## The exercise
Pick out and copy every line below that has the word "this".

## Data shown
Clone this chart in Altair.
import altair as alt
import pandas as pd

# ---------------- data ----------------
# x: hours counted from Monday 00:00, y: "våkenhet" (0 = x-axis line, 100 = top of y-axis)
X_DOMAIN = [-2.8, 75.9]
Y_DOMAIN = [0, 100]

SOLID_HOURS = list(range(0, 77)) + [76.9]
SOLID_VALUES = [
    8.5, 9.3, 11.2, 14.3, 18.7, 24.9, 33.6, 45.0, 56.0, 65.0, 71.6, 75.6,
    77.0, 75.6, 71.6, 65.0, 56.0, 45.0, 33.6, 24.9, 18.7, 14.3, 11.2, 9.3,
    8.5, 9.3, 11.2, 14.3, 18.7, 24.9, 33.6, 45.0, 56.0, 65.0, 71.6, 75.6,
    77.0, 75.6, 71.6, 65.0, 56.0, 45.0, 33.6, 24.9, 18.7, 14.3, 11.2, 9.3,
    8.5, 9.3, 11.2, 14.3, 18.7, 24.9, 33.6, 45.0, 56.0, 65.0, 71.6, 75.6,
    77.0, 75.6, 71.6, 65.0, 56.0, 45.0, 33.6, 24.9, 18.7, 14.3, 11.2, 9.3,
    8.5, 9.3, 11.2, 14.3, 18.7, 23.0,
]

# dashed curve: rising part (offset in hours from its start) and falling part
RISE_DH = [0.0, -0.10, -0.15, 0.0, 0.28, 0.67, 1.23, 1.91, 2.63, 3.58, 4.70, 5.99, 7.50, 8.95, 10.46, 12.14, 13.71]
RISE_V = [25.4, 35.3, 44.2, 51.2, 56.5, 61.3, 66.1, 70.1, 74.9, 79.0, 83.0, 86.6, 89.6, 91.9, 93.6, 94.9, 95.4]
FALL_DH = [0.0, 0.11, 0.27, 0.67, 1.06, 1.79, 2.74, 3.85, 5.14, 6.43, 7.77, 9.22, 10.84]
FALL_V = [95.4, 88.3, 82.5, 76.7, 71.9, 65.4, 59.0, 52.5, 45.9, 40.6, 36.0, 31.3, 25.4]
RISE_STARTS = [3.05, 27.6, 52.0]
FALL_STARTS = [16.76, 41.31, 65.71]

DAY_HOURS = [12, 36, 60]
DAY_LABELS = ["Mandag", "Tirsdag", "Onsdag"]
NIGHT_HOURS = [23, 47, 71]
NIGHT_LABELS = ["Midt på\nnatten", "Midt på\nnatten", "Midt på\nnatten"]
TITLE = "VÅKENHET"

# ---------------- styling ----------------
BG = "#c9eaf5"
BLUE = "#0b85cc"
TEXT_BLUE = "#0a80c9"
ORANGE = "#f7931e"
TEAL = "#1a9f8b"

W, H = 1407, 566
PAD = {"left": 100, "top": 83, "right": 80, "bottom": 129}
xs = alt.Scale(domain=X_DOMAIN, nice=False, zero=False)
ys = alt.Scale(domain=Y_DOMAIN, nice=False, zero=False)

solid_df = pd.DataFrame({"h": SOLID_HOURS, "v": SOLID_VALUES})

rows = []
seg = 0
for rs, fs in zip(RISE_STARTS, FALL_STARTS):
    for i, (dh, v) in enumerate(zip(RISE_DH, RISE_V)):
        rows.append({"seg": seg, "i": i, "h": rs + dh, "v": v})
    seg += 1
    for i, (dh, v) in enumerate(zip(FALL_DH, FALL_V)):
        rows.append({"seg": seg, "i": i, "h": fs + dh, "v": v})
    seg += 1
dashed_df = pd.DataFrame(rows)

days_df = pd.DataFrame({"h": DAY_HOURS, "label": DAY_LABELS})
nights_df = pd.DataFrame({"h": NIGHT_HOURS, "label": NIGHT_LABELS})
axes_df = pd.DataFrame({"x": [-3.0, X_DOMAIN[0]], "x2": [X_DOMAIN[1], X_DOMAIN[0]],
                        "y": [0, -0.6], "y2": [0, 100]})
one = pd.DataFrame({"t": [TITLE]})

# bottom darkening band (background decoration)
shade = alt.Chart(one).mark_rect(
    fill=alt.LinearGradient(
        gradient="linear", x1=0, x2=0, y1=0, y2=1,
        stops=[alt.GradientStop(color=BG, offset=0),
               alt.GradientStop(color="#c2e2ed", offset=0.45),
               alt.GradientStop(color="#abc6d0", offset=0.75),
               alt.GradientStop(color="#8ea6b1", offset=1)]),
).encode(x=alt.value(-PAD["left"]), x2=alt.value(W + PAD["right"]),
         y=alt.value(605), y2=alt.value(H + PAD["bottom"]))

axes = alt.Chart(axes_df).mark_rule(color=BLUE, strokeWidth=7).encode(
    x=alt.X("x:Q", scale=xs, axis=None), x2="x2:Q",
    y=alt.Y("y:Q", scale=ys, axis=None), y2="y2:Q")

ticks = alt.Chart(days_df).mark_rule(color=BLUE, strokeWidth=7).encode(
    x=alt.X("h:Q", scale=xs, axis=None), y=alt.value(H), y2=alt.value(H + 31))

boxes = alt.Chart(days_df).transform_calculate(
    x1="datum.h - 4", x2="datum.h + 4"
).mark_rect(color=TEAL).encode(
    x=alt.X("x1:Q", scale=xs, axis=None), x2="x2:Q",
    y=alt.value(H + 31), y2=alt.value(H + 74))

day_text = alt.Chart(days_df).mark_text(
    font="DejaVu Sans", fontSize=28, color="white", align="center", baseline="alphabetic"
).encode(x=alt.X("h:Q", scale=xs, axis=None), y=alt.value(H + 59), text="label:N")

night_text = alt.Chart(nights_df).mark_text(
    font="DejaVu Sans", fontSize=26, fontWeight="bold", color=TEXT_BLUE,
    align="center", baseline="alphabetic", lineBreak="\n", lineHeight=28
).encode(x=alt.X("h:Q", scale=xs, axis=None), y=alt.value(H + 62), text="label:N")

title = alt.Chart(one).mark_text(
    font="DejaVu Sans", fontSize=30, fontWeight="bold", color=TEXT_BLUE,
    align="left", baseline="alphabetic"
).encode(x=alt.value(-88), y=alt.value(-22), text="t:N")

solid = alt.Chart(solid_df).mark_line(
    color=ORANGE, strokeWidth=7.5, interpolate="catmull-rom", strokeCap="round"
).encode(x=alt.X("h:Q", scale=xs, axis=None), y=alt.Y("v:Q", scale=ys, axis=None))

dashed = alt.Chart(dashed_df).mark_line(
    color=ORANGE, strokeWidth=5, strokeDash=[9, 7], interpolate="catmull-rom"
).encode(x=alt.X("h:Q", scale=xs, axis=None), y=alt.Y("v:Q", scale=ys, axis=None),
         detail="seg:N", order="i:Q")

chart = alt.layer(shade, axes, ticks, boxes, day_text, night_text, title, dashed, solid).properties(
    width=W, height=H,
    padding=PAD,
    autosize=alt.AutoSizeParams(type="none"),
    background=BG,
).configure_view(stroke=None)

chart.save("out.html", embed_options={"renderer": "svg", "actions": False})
* * *
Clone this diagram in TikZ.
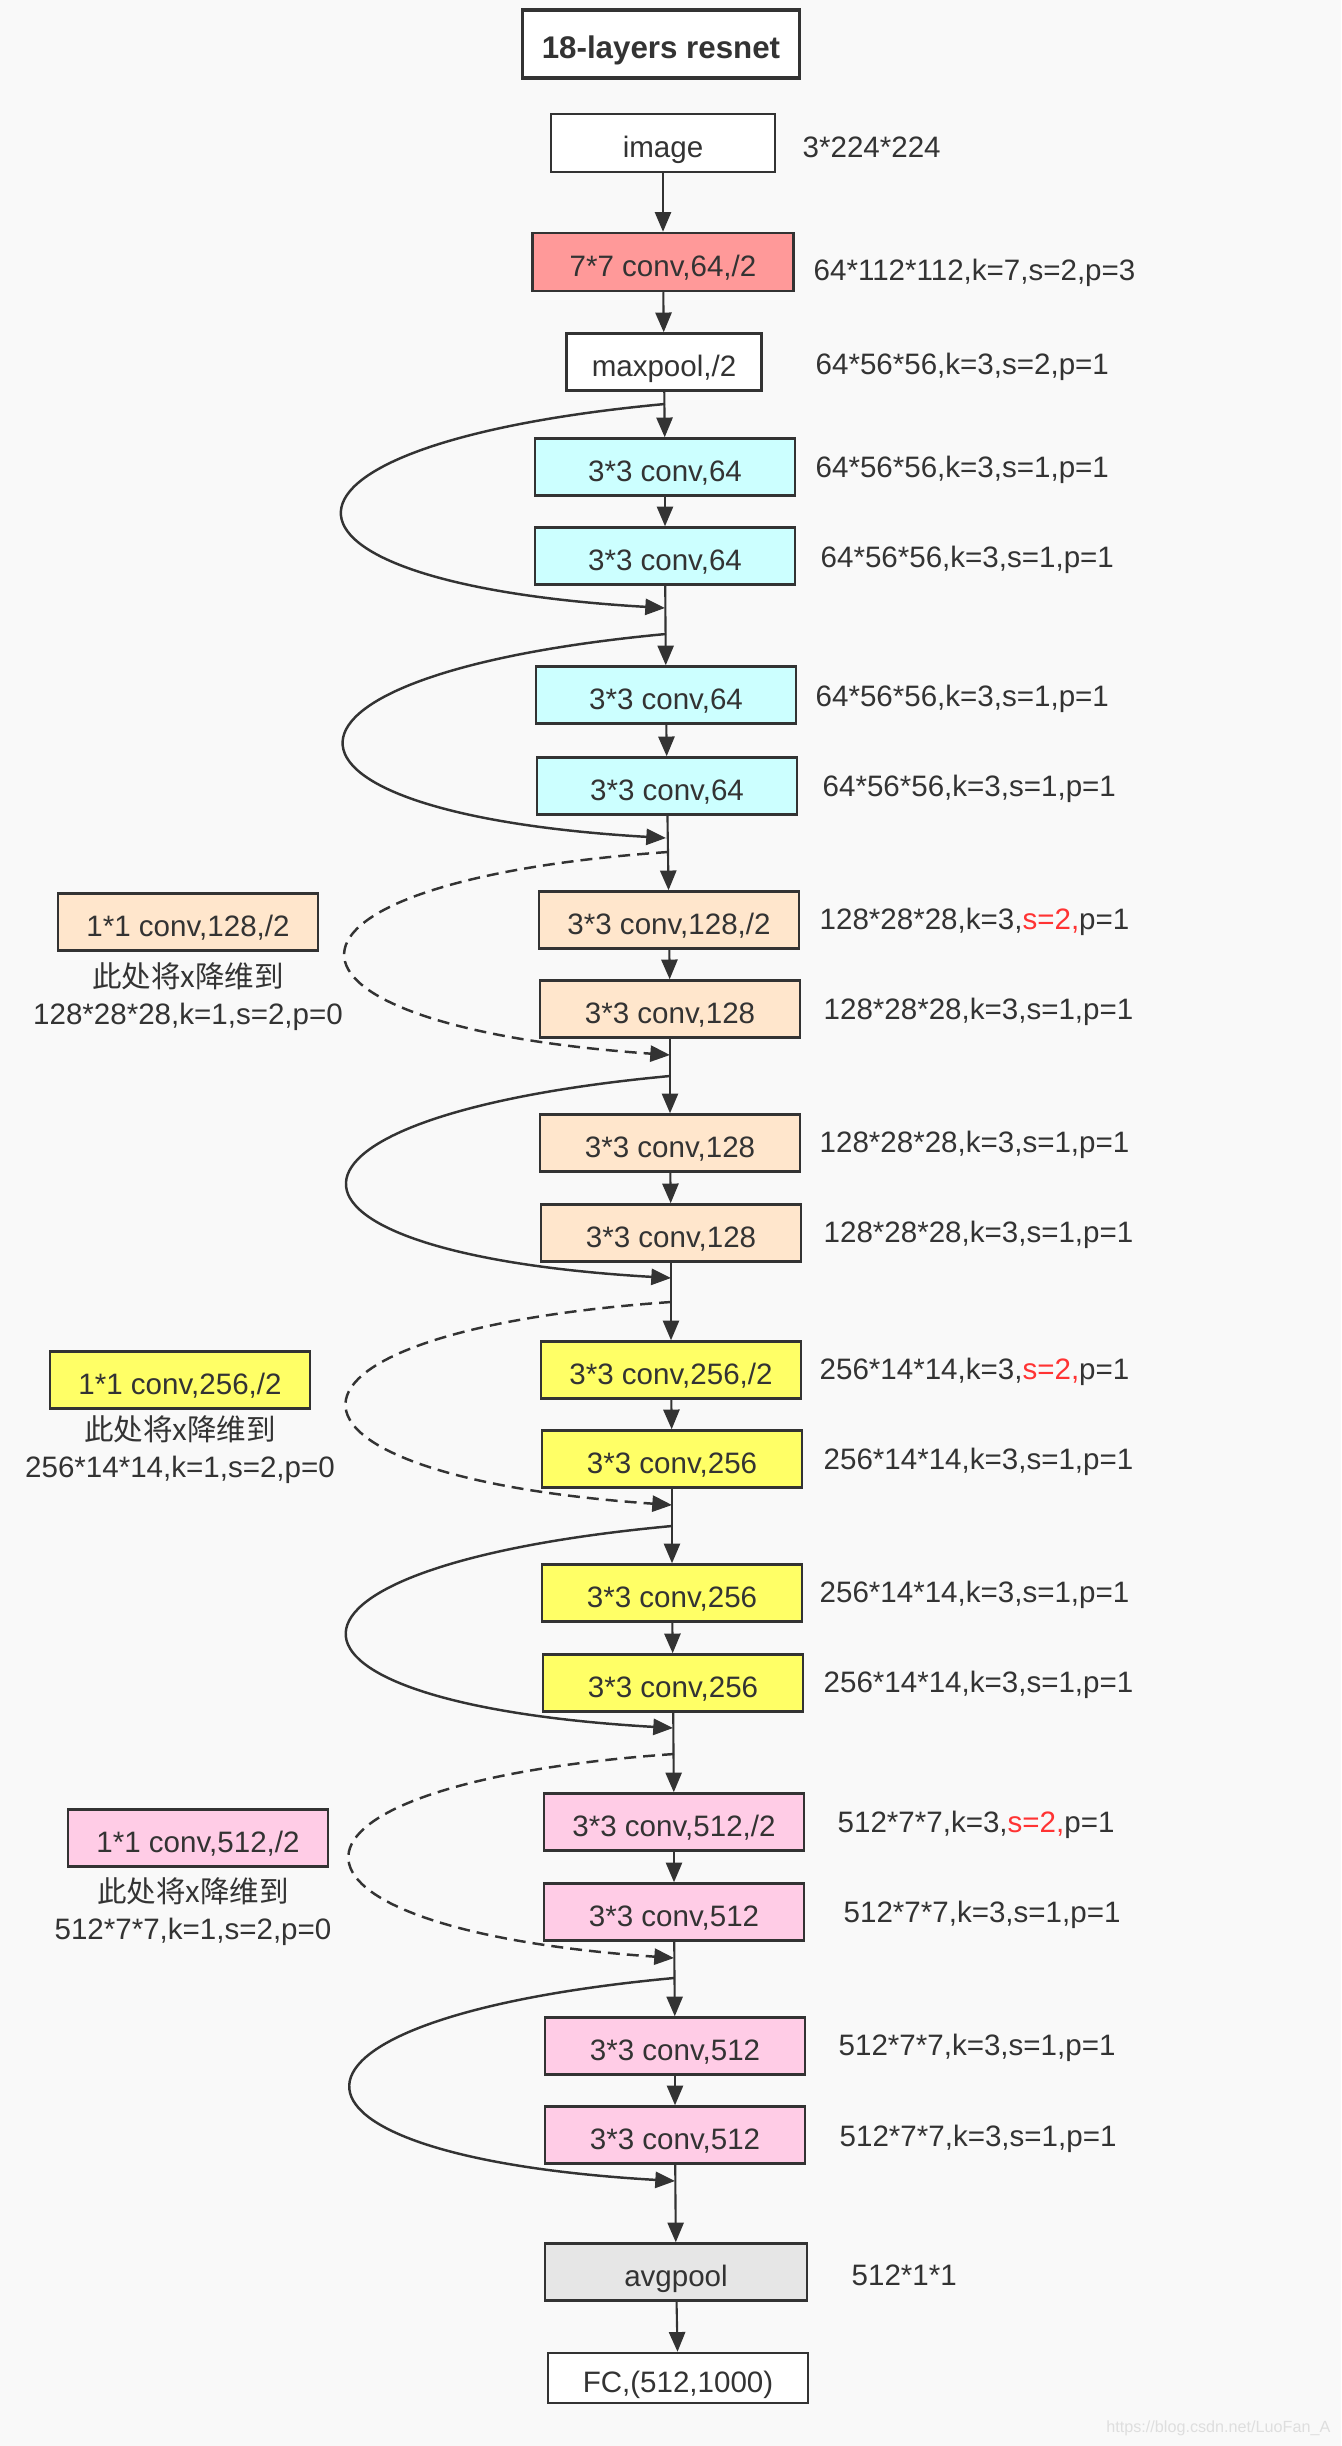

## Exercise output
Clone this chart in Altair.
Clone this diagram in TikZ.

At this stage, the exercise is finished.